## INFORMATION GIVEN:
<<<<

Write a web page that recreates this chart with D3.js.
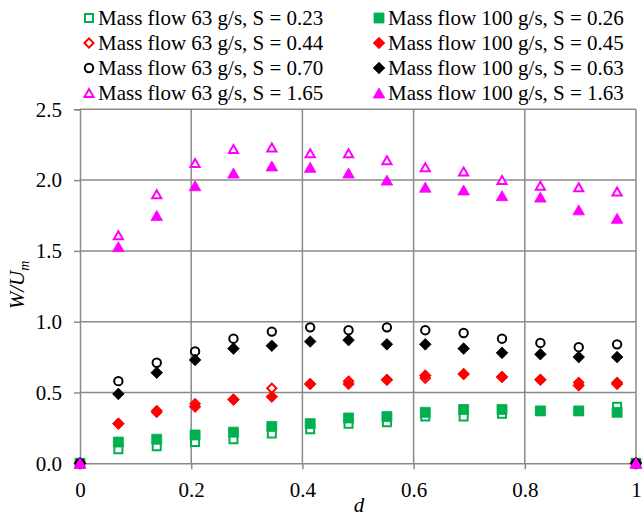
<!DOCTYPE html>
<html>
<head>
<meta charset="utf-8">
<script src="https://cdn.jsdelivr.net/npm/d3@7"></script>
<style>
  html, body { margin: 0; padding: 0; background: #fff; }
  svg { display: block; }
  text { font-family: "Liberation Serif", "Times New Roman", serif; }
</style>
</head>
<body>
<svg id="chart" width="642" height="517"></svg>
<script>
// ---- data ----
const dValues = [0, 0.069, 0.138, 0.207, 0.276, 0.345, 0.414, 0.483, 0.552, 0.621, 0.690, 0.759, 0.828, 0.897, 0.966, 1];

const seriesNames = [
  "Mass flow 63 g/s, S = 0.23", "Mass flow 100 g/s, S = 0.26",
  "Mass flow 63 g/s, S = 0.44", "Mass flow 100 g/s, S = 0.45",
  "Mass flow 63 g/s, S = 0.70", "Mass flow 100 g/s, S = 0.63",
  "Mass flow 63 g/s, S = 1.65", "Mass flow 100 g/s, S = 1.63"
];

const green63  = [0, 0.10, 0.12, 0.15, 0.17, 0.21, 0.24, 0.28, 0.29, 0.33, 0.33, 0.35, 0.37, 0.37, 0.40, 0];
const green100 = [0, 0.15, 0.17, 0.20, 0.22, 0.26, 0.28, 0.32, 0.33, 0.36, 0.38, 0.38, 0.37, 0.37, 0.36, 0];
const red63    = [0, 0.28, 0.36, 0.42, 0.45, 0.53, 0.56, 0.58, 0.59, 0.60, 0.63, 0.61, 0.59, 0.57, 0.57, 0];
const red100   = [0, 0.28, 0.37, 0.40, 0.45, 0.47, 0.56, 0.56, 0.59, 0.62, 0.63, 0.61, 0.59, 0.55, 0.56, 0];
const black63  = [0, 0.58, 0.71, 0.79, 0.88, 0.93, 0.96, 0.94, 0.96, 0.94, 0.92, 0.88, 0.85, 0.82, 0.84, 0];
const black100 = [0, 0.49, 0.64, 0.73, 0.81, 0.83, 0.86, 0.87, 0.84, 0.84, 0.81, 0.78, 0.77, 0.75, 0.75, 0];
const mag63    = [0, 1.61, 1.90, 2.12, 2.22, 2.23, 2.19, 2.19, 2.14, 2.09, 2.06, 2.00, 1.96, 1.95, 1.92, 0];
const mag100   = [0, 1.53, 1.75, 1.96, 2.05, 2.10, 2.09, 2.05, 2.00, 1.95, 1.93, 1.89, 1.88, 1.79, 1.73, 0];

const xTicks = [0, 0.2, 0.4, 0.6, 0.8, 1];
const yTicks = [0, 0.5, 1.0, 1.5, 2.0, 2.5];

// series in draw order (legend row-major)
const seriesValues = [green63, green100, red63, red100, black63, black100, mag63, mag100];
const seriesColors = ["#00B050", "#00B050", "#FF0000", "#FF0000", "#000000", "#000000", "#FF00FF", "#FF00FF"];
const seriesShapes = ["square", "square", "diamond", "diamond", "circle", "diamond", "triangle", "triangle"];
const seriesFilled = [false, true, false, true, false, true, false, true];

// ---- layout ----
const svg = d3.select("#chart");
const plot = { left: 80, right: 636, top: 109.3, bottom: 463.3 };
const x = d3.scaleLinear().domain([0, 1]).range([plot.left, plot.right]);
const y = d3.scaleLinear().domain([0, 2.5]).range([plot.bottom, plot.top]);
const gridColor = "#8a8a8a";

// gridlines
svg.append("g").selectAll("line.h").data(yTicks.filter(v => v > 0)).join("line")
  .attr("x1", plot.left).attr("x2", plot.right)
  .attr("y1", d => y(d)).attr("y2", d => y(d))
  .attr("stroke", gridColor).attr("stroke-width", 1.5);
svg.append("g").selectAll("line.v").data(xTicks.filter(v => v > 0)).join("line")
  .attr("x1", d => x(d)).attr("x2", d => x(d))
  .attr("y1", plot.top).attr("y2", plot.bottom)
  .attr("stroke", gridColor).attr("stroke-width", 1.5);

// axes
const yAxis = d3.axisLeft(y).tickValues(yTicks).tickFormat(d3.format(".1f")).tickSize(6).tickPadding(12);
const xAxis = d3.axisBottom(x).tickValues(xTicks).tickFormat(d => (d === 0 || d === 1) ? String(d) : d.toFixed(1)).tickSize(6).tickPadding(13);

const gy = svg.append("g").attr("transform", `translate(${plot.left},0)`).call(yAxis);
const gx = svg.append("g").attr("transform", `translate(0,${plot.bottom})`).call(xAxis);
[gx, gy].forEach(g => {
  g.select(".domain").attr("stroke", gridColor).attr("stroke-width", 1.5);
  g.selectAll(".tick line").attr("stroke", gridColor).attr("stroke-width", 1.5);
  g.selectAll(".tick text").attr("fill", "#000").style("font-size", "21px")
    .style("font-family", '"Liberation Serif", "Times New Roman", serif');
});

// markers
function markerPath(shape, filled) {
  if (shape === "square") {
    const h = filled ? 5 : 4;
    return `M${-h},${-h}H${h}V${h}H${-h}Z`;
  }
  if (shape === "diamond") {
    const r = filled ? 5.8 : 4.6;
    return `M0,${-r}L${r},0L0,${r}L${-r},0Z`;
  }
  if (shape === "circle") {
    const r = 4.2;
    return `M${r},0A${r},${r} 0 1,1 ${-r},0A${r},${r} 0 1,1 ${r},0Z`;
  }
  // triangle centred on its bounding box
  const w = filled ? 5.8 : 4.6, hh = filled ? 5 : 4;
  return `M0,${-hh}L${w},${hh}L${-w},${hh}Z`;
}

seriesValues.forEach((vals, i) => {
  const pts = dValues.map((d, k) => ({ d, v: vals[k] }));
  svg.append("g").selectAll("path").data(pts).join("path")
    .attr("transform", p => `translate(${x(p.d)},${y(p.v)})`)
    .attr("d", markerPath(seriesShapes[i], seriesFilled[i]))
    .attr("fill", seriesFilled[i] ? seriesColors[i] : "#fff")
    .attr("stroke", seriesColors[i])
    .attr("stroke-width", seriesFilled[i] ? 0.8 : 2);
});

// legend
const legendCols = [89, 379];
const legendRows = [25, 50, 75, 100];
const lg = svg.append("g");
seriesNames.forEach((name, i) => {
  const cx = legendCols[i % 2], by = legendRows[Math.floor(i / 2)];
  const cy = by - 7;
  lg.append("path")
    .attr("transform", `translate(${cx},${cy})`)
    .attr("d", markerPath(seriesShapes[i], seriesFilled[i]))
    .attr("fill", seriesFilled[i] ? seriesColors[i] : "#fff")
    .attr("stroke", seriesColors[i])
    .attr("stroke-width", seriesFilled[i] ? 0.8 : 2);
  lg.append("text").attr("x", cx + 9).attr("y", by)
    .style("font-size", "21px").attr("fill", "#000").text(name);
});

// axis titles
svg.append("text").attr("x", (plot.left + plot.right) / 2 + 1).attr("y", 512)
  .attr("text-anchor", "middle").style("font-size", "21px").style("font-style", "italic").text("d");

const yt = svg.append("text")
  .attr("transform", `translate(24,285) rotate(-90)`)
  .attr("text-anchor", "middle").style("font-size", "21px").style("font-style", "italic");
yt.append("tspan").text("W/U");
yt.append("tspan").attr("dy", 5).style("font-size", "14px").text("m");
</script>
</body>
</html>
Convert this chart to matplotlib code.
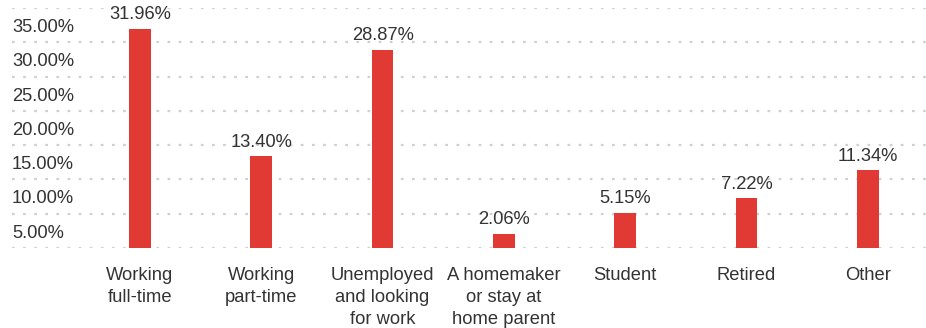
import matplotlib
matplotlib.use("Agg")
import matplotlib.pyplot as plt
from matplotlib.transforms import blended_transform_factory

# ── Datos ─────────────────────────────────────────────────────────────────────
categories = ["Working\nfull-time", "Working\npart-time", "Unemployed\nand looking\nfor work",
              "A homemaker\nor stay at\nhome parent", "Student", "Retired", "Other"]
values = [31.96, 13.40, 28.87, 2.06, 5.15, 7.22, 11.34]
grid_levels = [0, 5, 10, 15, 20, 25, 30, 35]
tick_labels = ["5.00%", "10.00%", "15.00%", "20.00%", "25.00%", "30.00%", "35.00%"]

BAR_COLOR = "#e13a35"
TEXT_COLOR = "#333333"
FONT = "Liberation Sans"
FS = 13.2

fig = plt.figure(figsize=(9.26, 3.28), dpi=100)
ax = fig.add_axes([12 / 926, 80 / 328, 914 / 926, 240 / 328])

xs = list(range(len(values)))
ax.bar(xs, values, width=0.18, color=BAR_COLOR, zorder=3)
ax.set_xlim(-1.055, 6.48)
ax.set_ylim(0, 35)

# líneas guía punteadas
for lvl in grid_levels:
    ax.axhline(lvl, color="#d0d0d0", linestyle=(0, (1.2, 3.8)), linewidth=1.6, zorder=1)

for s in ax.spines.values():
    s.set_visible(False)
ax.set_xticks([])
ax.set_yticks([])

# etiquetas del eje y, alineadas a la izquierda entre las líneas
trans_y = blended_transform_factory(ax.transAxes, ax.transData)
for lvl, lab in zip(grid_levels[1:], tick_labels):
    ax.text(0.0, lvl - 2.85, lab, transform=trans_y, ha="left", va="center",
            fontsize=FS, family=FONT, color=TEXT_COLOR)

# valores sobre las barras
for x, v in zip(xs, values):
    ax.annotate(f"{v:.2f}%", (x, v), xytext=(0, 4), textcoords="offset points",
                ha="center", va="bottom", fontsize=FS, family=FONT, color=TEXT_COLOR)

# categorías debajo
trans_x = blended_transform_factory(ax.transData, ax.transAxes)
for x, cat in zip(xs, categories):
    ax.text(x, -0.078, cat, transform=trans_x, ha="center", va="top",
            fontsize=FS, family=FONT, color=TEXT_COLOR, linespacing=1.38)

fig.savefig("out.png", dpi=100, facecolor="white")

>>>>
<<<<

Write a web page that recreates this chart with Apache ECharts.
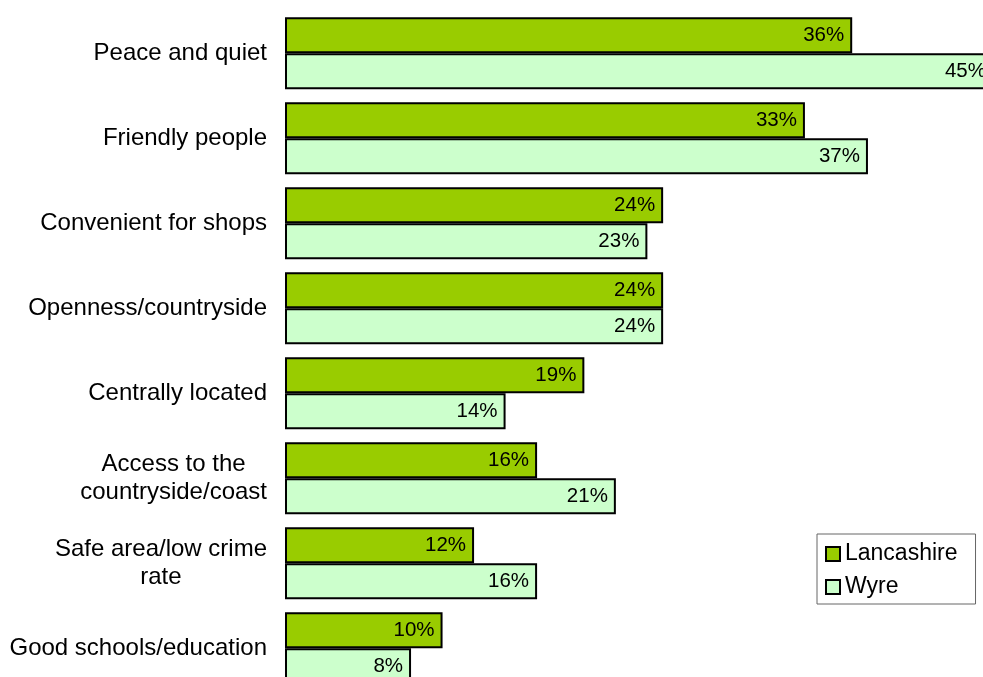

>>>>

## STATED EXERCISE:
Show all lines in the entries above where the word "that" appears.

## ANSWER TO THE TASK:
Write a web page that recreates this chart with D3.js.
Write a web page that recreates this chart with Apache ECharts.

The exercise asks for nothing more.